Марк хмыкнул, но ничего не ответил.
– Я не считаю, что дело в резкой смене обстановки. Но если мы все же продолжим, – она вписала что-то в медицинскую карту Регины, – то, возможно, нам удастся докопаться до истинных причин произошедшего.
– Ты всерьез в это веришь?
– Если бы не верила, не предлагала, – доктор сложила ладони вместе и направила их на Марка. – Я почти уверена, что выход есть и нынешнее состояние Регины временное.
– Если дело не в переезде, то в чем же?
Женщина задумалась и ответила не сразу, тщательно взвешивая каждое слово:
– Вероятно, произошло нечто такое, чего мы пока не можем объяснить. С вашего согласия, я бы прибегла к гипнозу. Если вы, конечно, хотите узнать правду.
Марк помрачнел и задумался.
– Можно пригласить на сеанс и того офицера, который помогал вам заниматься поисками Регины. Как его фамилия? Ассаф, кажется?
– Да. Габи Ассаф.
– Уверена, он согласится, – доктор Голдин закрыла карту и отложила ее в сторону. – Думаю, вам с Леей нужно обсудить все это еще раз.

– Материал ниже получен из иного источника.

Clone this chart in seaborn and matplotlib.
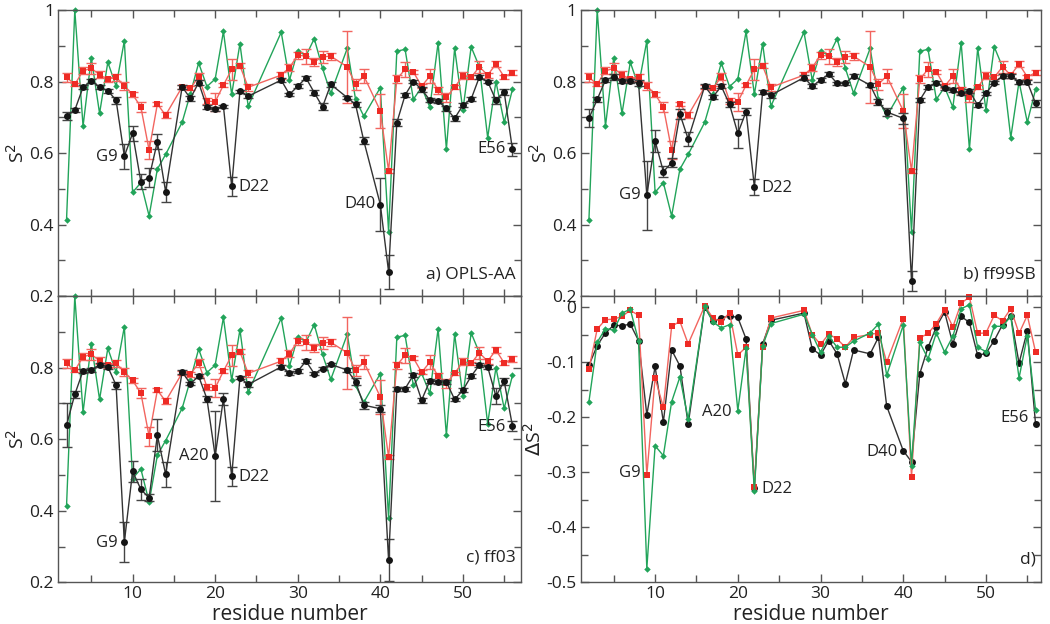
import matplotlib
matplotlib.use("Agg")
import matplotlib.pyplot as plt
import seaborn as sns
from matplotlib.ticker import MultipleLocator, FuncFormatter

sns.set_style("ticks")
plt.rcParams['font.family'] = ['Open Sans', 'DejaVu Sans']

# residues present in the data (15, 25-27, 35, 39 missing)
residues = [2, 3, 4, 5, 6, 7, 8, 9, 10, 11, 12, 13, 14,
            16, 17, 18, 19, 20, 21, 22, 23, 24,
            28, 29, 30, 31, 32, 33, 34,
            36, 37, 38,
            40, 41, 42, 43, 44, 45, 46, 47, 48, 49, 50, 51, 52, 53, 54, 55, 56]

# green series (same in a, b, c)
green_s2 = [0.413, 1.0, 0.675, 0.867, 0.711, 0.854, 0.787, 0.914, 0.49, 0.517, 0.424, 0.555, 0.596,
            0.686, 0.766, 0.852, 0.786, 0.807, 0.94, 0.764, 0.906, 0.731,
            0.938, 0.804, 0.886, 0.872, 0.92, 0.837, 0.767,
            0.893, 0.75, 0.703,
            0.783, 0.38, 0.885, 0.89, 0.75, 0.784, 0.728, 0.909, 0.611, 0.893, 0.72, 0.897, 0.841, 0.643, 0.8, 0.686, 0.778]

# red series (same in a, b, c)
red_s2 = [0.812, 0.792, 0.83, 0.837, 0.819, 0.806, 0.812, 0.788, 0.764, 0.729, 0.608, 0.737, 0.706,
          0.785, 0.781, 0.813, 0.746, 0.743, 0.79, 0.834, 0.844, 0.784,
          0.818, 0.839, 0.874, 0.871, 0.855, 0.869, 0.871,
          0.841, 0.792, 0.816,
          0.718, 0.55, 0.807, 0.834, 0.827, 0.787, 0.815, 0.776, 0.756, 0.784, 0.816, 0.812, 0.841, 0.818, 0.849, 0.813, 0.825]
red_err = [0.013, 0.005, 0.01, 0.016, 0.01, 0.007, 0.01, 0.012, 0.006, 0.013, 0.026, 0.005, 0.008,
           0.005, 0.006, 0.01, 0.008, 0.025, 0.005, 0.03, 0.007, 0.01,
           0.01, 0.01, 0.01, 0.021, 0.012, 0.017, 0.01,
           0.1, 0.015, 0.019,
           0.047, 0.006, 0.01, 0.021, 0.005, 0.006, 0.02, 0.01, 0.013, 0.005, 0.01, 0.005, 0.017, 0.007, 0.008, 0.005, 0.008]

# black series, one per force field
opls_s2 = [0.704, 0.72, 0.784, 0.802, 0.785, 0.774, 0.748, 0.591, 0.655, 0.52, 0.531, 0.632, 0.492,
           0.785, 0.753, 0.797, 0.728, 0.723, 0.731, 0.507, 0.773, 0.759,
           0.804, 0.764, 0.787, 0.81, 0.769, 0.729, 0.792,
           0.755, 0.736, 0.634,
           0.456, 0.268, 0.685, 0.762, 0.8, 0.778, 0.748, 0.745, 0.725, 0.697, 0.734, 0.751, 0.813, 0.8, 0.748, 0.771, 0.61]
opls_err = [0.012, 0.005, 0.005, 0.006, 0.005, 0.005, 0.01, 0.035, 0.02, 0.02, 0.027, 0.022, 0.028,
            0.005, 0.007, 0.007, 0.005, 0.005, 0.004, 0.027, 0.004, 0.005,
            0.006, 0.005, 0.005, 0.005, 0.007, 0.01, 0.007,
            0.005, 0.006, 0.01,
            0.074, 0.048, 0.01, 0.005, 0.005, 0.007, 0.005, 0.005, 0.007, 0.007, 0.005, 0.005, 0.005, 0.005, 0.01, 0.008, 0.018]

ff99_s2 = [0.697, 0.75, 0.804, 0.813, 0.802, 0.802, 0.795, 0.482, 0.634, 0.548, 0.573, 0.709, 0.639,
           0.787, 0.757, 0.787, 0.736, 0.655, 0.716, 0.506, 0.771, 0.762,
           0.811, 0.787, 0.804, 0.821, 0.795, 0.795, 0.815,
           0.79, 0.743, 0.715,
           0.697, 0.242, 0.748, 0.785, 0.797, 0.781, 0.776, 0.767, 0.774, 0.734, 0.767, 0.797, 0.815, 0.815, 0.799, 0.799, 0.739]
ff99_err = [0.025, 0.007, 0.005, 0.008, 0.005, 0.005, 0.008, 0.097, 0.03, 0.015, 0.013, 0.015, 0.02,
            0.005, 0.005, 0.005, 0.007, 0.04, 0.01, 0.022, 0.005, 0.007,
            0.006, 0.005, 0.005, 0.005, 0.005, 0.005, 0.005,
            0.005, 0.008, 0.01,
            0.015, 0.027, 0.005, 0.005, 0.005, 0.005, 0.005, 0.005, 0.005, 0.005, 0.005, 0.005, 0.005, 0.005, 0.005, 0.005, 0.01]

ff03_s2 = [0.639, 0.725, 0.791, 0.794, 0.808, 0.802, 0.751, 0.312, 0.51, 0.46, 0.436, 0.611, 0.502,
           0.788, 0.755, 0.776, 0.713, 0.553, 0.713, 0.496, 0.772, 0.753,
           0.802, 0.785, 0.79, 0.818, 0.783, 0.797, 0.809,
           0.793, 0.76, 0.695,
           0.685, 0.263, 0.741, 0.741, 0.779, 0.709, 0.763, 0.76, 0.76, 0.711, 0.737, 0.776, 0.807, 0.802, 0.72, 0.762, 0.637]
ff03_err = [0.061, 0.01, 0.005, 0.005, 0.005, 0.005, 0.01, 0.056, 0.03, 0.03, 0.01, 0.045, 0.035,
            0.005, 0.005, 0.005, 0.008, 0.125, 0.017, 0.027, 0.004, 0.007,
            0.005, 0.005, 0.005, 0.005, 0.005, 0.005, 0.005,
            0.005, 0.01, 0.01,
            0.01, 0.058, 0.005, 0.005, 0.005, 0.007, 0.005, 0.005, 0.005, 0.005, 0.006, 0.005, 0.005, 0.005, 0.023, 0.01, 0.015]

# panel d: delta S2
d_black = [-0.106, -0.07, -0.047, -0.033, -0.034, -0.031, -0.061, -0.196, -0.108, -0.209, -0.078, -0.107, -0.213,
           0.0, -0.026, -0.02, -0.016, -0.019, -0.058, -0.328, -0.067, -0.024,
           -0.011, -0.076, -0.087, -0.061, -0.085, -0.139, -0.078,
           -0.085, -0.055, -0.18,
           -0.261, -0.281, -0.121, -0.073, -0.036, -0.009, -0.067, -0.017, -0.028, -0.088, -0.084, -0.061, -0.032, -0.016, -0.102, -0.043, -0.213]
d_red = [-0.113, -0.04, -0.023, -0.022, -0.017, -0.006, -0.015, -0.305, -0.129, -0.182, -0.035, -0.026, -0.067,
         0.002, -0.02, -0.027, -0.01, -0.087, -0.073, -0.326, -0.072, -0.02,
         -0.006, -0.05, -0.068, -0.049, -0.058, -0.073, -0.055,
         -0.05, -0.047, -0.1,
         -0.021, -0.309, -0.056, -0.048, -0.03, -0.005, -0.036, 0.007, 0.018, -0.048, -0.047, -0.015, -0.025, -0.003, -0.048, -0.015, -0.082]
d_green = [-0.172, -0.064, -0.039, -0.042, -0.011, -0.004, -0.061, -0.475, -0.252, -0.27, -0.172, -0.127, -0.204,
           0.001, -0.027, -0.038, -0.032, -0.188, -0.075, -0.335, -0.07, -0.03,
           -0.013, -0.05, -0.082, -0.053, -0.073, -0.073, -0.062,
           -0.047, -0.031, -0.124,
           -0.033, -0.288, -0.064, -0.094, -0.047, -0.082, -0.053, -0.003, 0.004, -0.073, -0.081, -0.035, -0.035, -0.017, -0.129, -0.052, -0.187]

GREEN = '#22a45a'
RED = '#ee2b25'
RED_LIGHT = '#f2655f'
BLACK = '#151515'
GREY = '#555555'
TXT = '#222222'

fig = plt.figure(figsize=(10.5, 6.24), dpi=100)
ax_a = fig.add_axes([0.0555, 0.5256, 0.4404, 0.4583])
ax_b = fig.add_axes([0.553, 0.5256, 0.438, 0.4583])
ax_c = fig.add_axes([0.0555, 0.0668, 0.4404, 0.4588])
ax_d = fig.add_axes([0.553, 0.0668, 0.438, 0.4588])


def draw_green(ax, y):
    sns.lineplot(x=residues, y=y, ax=ax, color=GREEN, linewidth=1.0, marker='D',
                 markersize=3.3, markeredgewidth=0, clip_on=False)


def draw_red(ax, y, err=None):
    if err is not None:
        ax.errorbar(residues, y, yerr=err, fmt='none', ecolor=RED_LIGHT, elinewidth=1, capsize=3.5)
    sns.lineplot(x=residues, y=y, ax=ax, color=RED_LIGHT, linewidth=1.0, marker='s',
                 markersize=4.6, markeredgewidth=0, markerfacecolor=RED, clip_on=False)


def draw_black(ax, y, err=None):
    if err is not None:
        ax.errorbar(residues, y, yerr=err, fmt='none', ecolor='#444444', elinewidth=1, capsize=3.5)
    sns.lineplot(x=residues, y=y, ax=ax, color='#333333', linewidth=1.0, marker='o',
                 markersize=5, markeredgewidth=0, markerfacecolor=BLACK, clip_on=False)


def tick_fmt(v, pos):
    v = round(v, 3)
    if v == 0:
        return '0'
    return '%g' % v


def tick_fmt_lower(v, pos):
    # the lower-left panel's top "1" is covered by the "0.2" of the panel above
    if abs(v - 1.0) < 1e-6:
        return ''
    return tick_fmt(v, pos)


def style(ax, ylim, major, minor, xlim, ylabel, bottom, fmt=tick_fmt):
    ax.set_xlim(*xlim)
    ax.set_ylim(*ylim)
    ax.xaxis.set_major_locator(MultipleLocator(10))
    ax.xaxis.set_minor_locator(MultipleLocator(5))
    ax.yaxis.set_major_locator(MultipleLocator(major))
    ax.yaxis.set_minor_locator(MultipleLocator(minor))
    ax.yaxis.set_major_formatter(FuncFormatter(fmt))
    ax.tick_params(which='both', direction='in', top=True, right=True,
                   color=GREY, labelsize=12.5, labelcolor=TXT, width=1, pad=3)
    ax.tick_params(which='major', length=6)
    ax.tick_params(which='minor', length=5)
    for s in ax.spines.values():
        s.set_color(GREY)
        s.set_linewidth(1)
    ax.set_ylabel(ylabel, fontsize=14, color=TXT, labelpad=1)
    if bottom:
        ax.set_xlabel('residue number', fontsize=15, color=TXT, labelpad=1)
    else:
        ax.set_xlabel('')
        ax.tick_params(labelbottom=False)


def label(ax, x, y, txt, ha):
    ax.text(x, y, txt, ha=ha, va='center', fontsize=12, color=TXT)


def panel_tag(ax, y, txt):
    ax.text(0.99, y, txt, transform=ax.transAxes, ha='right', va='center',
            fontsize=12.5, color=TXT)


# a) OPLS-AA
draw_green(ax_a, green_s2)
draw_red(ax_a, red_s2, red_err)
draw_black(ax_a, opls_s2, opls_err)
style(ax_a, (0.2, 1.0), 0.2, 0.1, (1, 57), 'S$^2$', False)
label(ax_a, 8.2, 0.59, 'G9', 'right')
label(ax_a, 22.8, 0.505, 'D22', 'left')
label(ax_a, 39.4, 0.457, 'D40', 'right')
label(ax_a, 55.2, 0.61, 'E56', 'right')
panel_tag(ax_a, 0.075, 'a) OPLS-AA')

# b) ff99SB
draw_green(ax_b, green_s2)
draw_red(ax_b, red_s2, red_err)
draw_black(ax_b, ff99_s2, ff99_err)
style(ax_b, (0.2, 1.0), 0.2, 0.1, (1, 56.6), 'S$^2$', False)
label(ax_b, 8.2, 0.482, 'G9', 'right')
label(ax_b, 22.8, 0.502, 'D22', 'left')
panel_tag(ax_b, 0.075, 'b) ff99SB')

# c) ff03
draw_green(ax_c, green_s2)
draw_red(ax_c, red_s2, red_err)
draw_black(ax_c, ff03_s2, ff03_err)
style(ax_c, (0.2, 1.0), 0.2, 0.1, (1, 57), 'S$^2$', True, tick_fmt_lower)
label(ax_c, 8.2, 0.31, 'G9', 'right')
label(ax_c, 19.2, 0.553, 'A20', 'right')
label(ax_c, 22.8, 0.494, 'D22', 'left')
label(ax_c, 55.2, 0.634, 'E56', 'right')
panel_tag(ax_c, 0.085, 'c) ff03')

# d) delta S2
draw_black(ax_d, d_black)
draw_red(ax_d, d_red)
draw_green(ax_d, d_green)
style(ax_d, (-0.5, 0.02), 0.1, 0.05, (1, 56.6), '$\\Delta$S$^2$', True)
label(ax_d, 8.2, -0.302, 'G9', 'right')
label(ax_d, 19.2, -0.19, 'A20', 'right')
label(ax_d, 22.8, -0.331, 'D22', 'left')
label(ax_d, 39.3, -0.264, 'D40', 'right')
label(ax_d, 55.2, -0.202, 'E56', 'right')
panel_tag(ax_d, 0.08, 'd)')

fig.savefig('out.png', dpi=100)
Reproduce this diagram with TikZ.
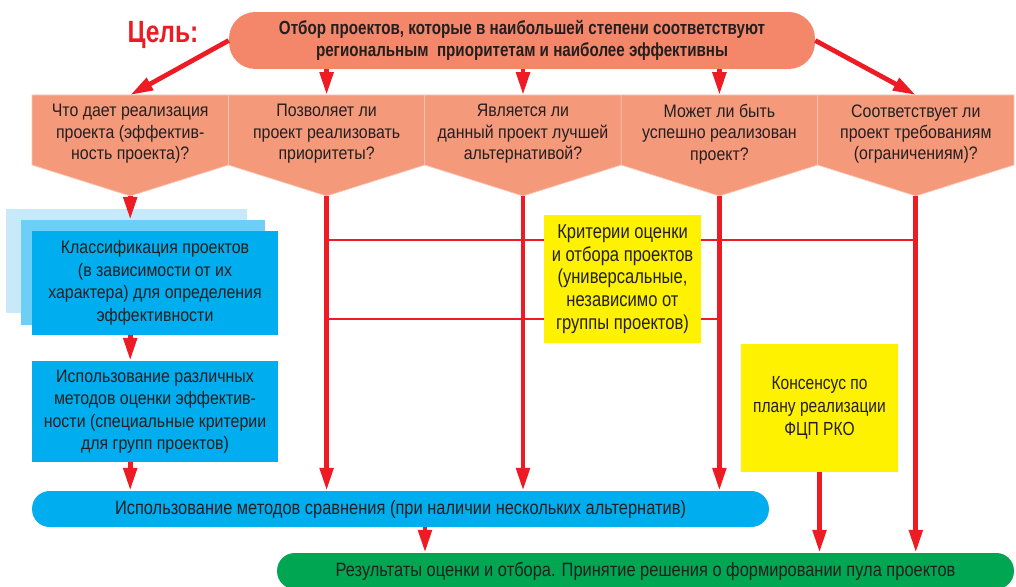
\documentclass[tikz,border=0pt]{standalone}
\usepackage{fontspec}
\setmainfont{Liberation Sans}[FakeStretch=0.88]
\newfontfamily\narrowfont{Liberation Sans}[FakeStretch=0.82]
\newfontfamily\pillfont{Liberation Sans}[FakeStretch=0.85]
\newfontfamily\goalfont{Liberation Sans}[FakeStretch=0.8]
\usetikzlibrary{arrows.meta}
\definecolor{goalorange}{HTML}{F4876A}
\definecolor{qorange}{HTML}{F5997B}
\definecolor{arrred}{HTML}{ED1C24}
\definecolor{txtgray}{HTML}{231F20}
\definecolor{boxblue}{HTML}{00AEEF}
\definecolor{midblue}{HTML}{6DCFF6}
\definecolor{paleblue}{HTML}{C7E9F9}
\definecolor{crityellow}{HTML}{FFF200}
\definecolor{resgreen}{HTML}{00A651}
\begin{document}
\begin{tikzpicture}[x=0.02cm,y=-0.02cm,
    every node/.style={text=txtgray,align=center,inner sep=0pt},
    arr/.style={draw=arrred,line width=2.7pt,-{Triangle[length=13pt,width=7.5pt]}},
    thinlink/.style={draw=arrred,line width=1.5pt},
    qtext/.style={font=\fontsize{10.3}{12.2}\selectfont},
    bluebox/.style={fill=boxblue,minimum width=4.92cm,font=\fontsize{10.3}{12.8}\selectfont},
    yellowbox/.style={fill=crityellow,minimum width=3.14cm,minimum height=2.56cm},
    pill/.style={minimum width=14.74cm,minimum height=0.72cm,rounded corners=10pt,font=\pillfont\fontsize{11}{13}\selectfont}]
    \useasboundingbox (0,0) rectangle (1016,587);
    % goal
    \node[fill=goalorange,minimum width=11.72cm,minimum height=1.14cm,rounded corners=15pt,
        font=\goalfont\bfseries\fontsize{10.8}{12.5}\selectfont] (goal) at (522,40.5)
        {Отбор проектов, которые в наибольшей степени соответствуют\\региональным\ \ приоритетам и наиболее эффективны};
    \node[text=arrred,font=\goalfont\bfseries\fontsize{17.5}{20}\selectfont] (aim) at (163,35) {Цель:};
    % questions
    \foreach \i/\txt in {1/{Что дает реализация\\проекта (эффектив-\\ность проекта)?},
        2/{Позволяет ли\\проект реализовать\\приоритеты?},
        3/{Является ли\\данный проект лучшей\\альтернативой?},
        4/{Может ли быть\\успешно реализован\\проект?},
        5/{Соответствует ли\\проект требованиям\\(ограничениям)?}}{
        \pgfmathsetmacro\xa{32+196.4*(\i-1)}
        \pgfmathsetmacro\xm{\xa+98.2}
        \filldraw[fill=qorange,draw=qorange!55!white,line width=0.4pt]
            (\xa,95) -- ++(196.4,0) -- ++(0,70) -- (\xm,196) -- (\xa,165) -- cycle;
        \coordinate (top\i) at (\xm,95);
        \coordinate (tip\i) at (\xm,196);
        \node[qtext] (q\i) at (\xm,134) {\txt};
    }
    \draw[arr] (goal.west) -- (top1);
    \draw[arr] (goal.east) -- (top5);
    \foreach \i in {2,3,4}
        \draw[arr] (goal.south -| top\i) -- (top\i);
    % criteria links
    \coordinate (h1) at (0,240);
    \coordinate (h2) at (0,319);
    \draw[thinlink] (tip2 |- h1) -- (tip5 |- h1);
    \draw[thinlink] (tip2 |- h2) -- (tip4 |- h2);
    % blue stack
    \node[fill=paleblue,minimum width=4.82cm,minimum height=2.08cm] (clsback) at (126.5,261) {};
    \node[fill=midblue,minimum width=4.88cm,minimum height=2.1cm] (clsmid) at (143,272.5) {};
    \node[bluebox,minimum height=2.08cm] (cls) at (155,283)
        {Классификация проектов\\(в зависимости от их\\характера) для определения\\эффективности};
    \node[bluebox,minimum height=2.02cm] (meth) at (155,411.5)
        {Использование различных\\методов оценки эффектив-\\ности (специальные критерии\\для групп проектов)};
    % yellow boxes
    \node[yellowbox,font=\narrowfont\fontsize{11.5}{13}\selectfont] (crit) at (622.5,279)
        {Критерии оценки\\и отбора проектов\\(универсальные,\\независимо от\\группы проектов)};
    \node[yellowbox,font=\narrowfont\fontsize{10.8}{13}\selectfont] (cons) at (819.5,408)
        {Консенсус по\\плану реализации\\ФЦП РКО};
    % bottom
    \node[pill,fill=boxblue] (cmp) at (400.5,509)
        {Использование методов сравнения (при наличии нескольких альтернатив)};
    \node[pill,fill=resgreen] (res) at (645.5,571)
        {Результаты оценки и отбора. Принятие решения о формировании пула проектов};
    \coordinate (drop) at (425,0);
    % arrows
    \draw[arr] (tip1) -- (clsmid.north -| tip1);
    \draw[arr] (cls.south -| tip1) -- (meth.north -| tip1);
    \draw[arr] (meth.south -| tip1) -- (cmp.north -| tip1);
    \foreach \i in {2,3,4}
        \draw[arr] (tip\i) -- (cmp.north -| tip\i);
    \draw[arr] (tip5) -- (res.north -| tip5);
    \draw[arr] (cons.south) -- (res.north -| cons.south);
    \draw[arr] (cmp.south -| drop) -- (res.north -| drop);
\end{tikzpicture}
\end{document}
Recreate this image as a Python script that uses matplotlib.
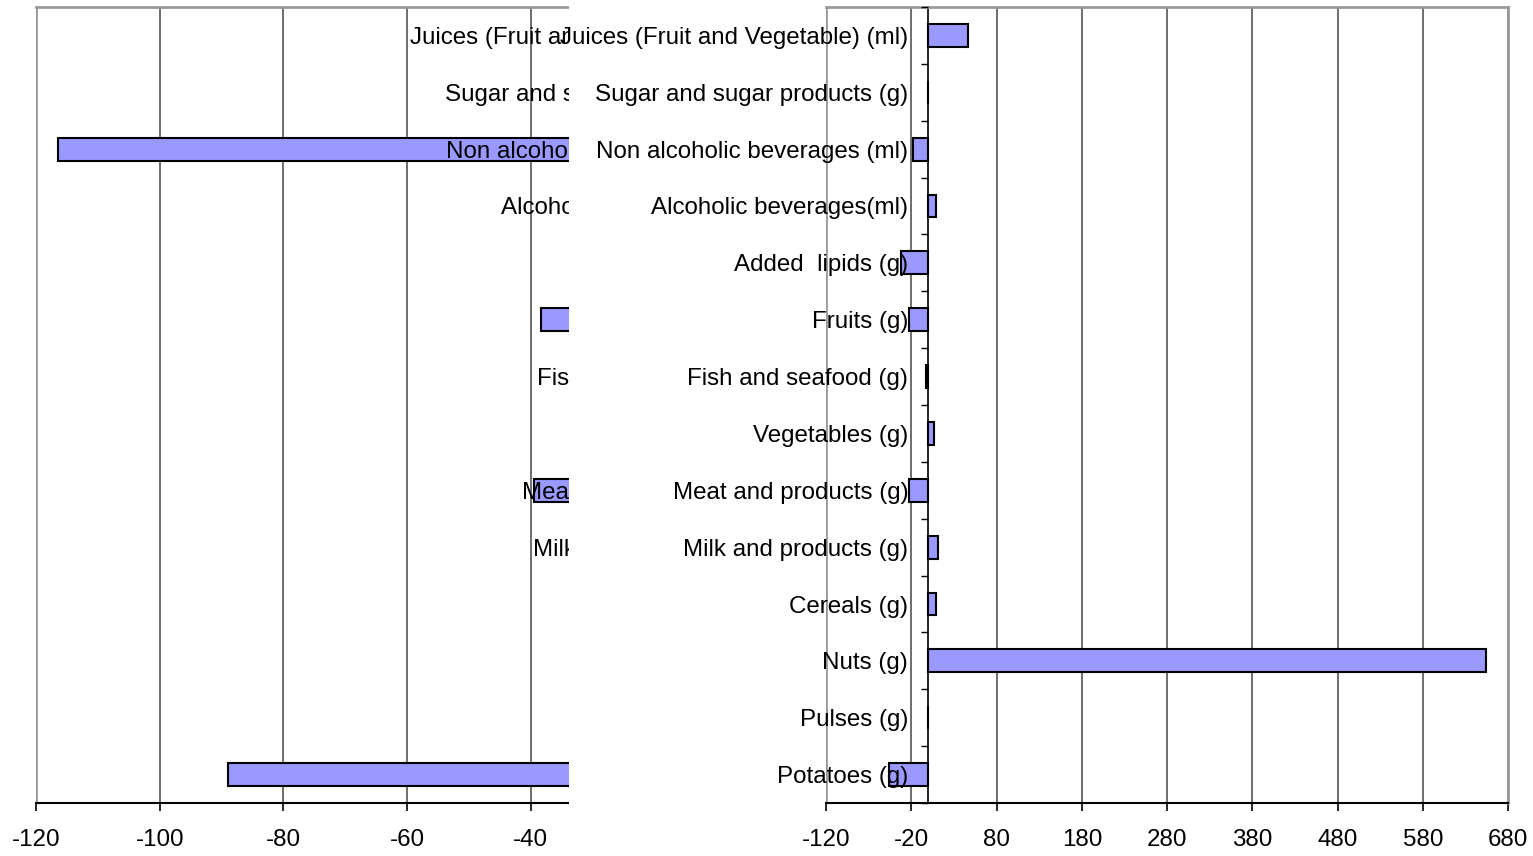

Марк медлил с ответом. По дороге сюда он был почти уверен, что следующая встреча с госпожой Голдин состоится в суде, но теперь эта уверенность пошатнулась.
Он взглянул в лицо доктора. Оно внезапно приняло несвойственное ей настороженное выражение. Женщина наклонила голову, будто прислушивалась к чему-то.
– Нам нужно…
– Подождите, – доктор сделала останавливающий жест рукой. – Слышите?
– Что? – удивился Марк.
– Музыку, – она указала пальцем на дверь. – Прислушайтесь.
Марк замолчал и действительно услышал. Откуда-то снизу доносились звуки тихой фортепианной мелодии.
Доктор Голдин встала из-за стола и открыла дверь. Марк поднялся вслед за ней. Они вместе вышли из кабинета. Теперь музыка слышалась совершенно отчетливо. Ее нежные чарующие звуки проникали в самое сердце и заставляли его сжиматься от боли.
– В жизни не слышала ничего прекраснее, – сказала психолог и подошла к ограждению, с которого открывался вид на первый этаж медицинского центра.
Марк вспомнил, что в фойе, рядом с раскидистой пальмой, стоял старый черный рояль. Звук шел именно оттуда. Чувствуя, как к горлу подкатывает ком, Марк последовал за доктором и тоже взглянул вниз.
Там уже собралась толпа людей – врачей и посетителей медицинского центра. На их потрясенных лицах застыло изумление. Все были настолько увлечены, что боялись произнести слово. Мелодия вальса кружилась над их головами, то стихая, то усиливаясь, с каждым новым витком становясь все более пронзительной.
Марк закрыл глаза. Перед ним снова возник тот яркий день из детства на балтийском берегу. Он вспомнил, как пахло море, как смеялся отец, дымя своей горькой папиросой, и как вечером рыбаки коптили скумбрию. Марк вновь увидел себя мальчишкой, прыгающим в набегавшую на берег волну, и вспомнил, как нашел свой янтарный камень.
– Смотри, сколько в нем света, – крикнул он отцу.
– Так и есть, – отвечал тот. – Ведь янтарь – это «дар солнца».
Слушателей оказалось так много, что Марк с трудом отыскал среди них Лею. В ее усталых глазах застыли слезы.
За толпой невозможно было разглядеть исполнителя. Лишь на мгновенье между спин мелькнула тонкая детская ладонь, вспорхнувшая над клавишами как маленькая испуганная птичка.
Почувствовав на себе взгляд мужа, Лея подняла голову и улыбнулась. Так, как улыбалась в первый год их знакомства.
День не задался с утра. Порывистый холодный ветер гнул кроны деревьев и испытывал рекламные вывески на прочность. Словно озорной мальчишка, оставленный без родительского присмотра, он срывал с зазевавшихся прохожих головные уборы, поднимал в небо изорванные газеты, хлопал незакрытыми окнами и, судя по всему, всерьез собирался перерасти в бурю.
Наползшие с севера тучи полностью заволокли небо – так, что даже к полудню казалось, будто утро еще не наступило. Воздух пах озоном. Над крышами домов, в сгустившейся фиолетовой мгле, посверкивали молнии. Раскаты грома звучали все ближе.
Море вздыбилось волнами. Собираясь вместе, они стремительно неслись на берег. Обросшие водорослями валуны, похожие на окаменевших троллей из скандинавских сказок, молчаливо сдерживали их натиск. Достигнув набережной, волны разлетались на тысячи брызг и со злобным шипением откатывались назад, чтобы через какое-то время вновь повторить свой набег.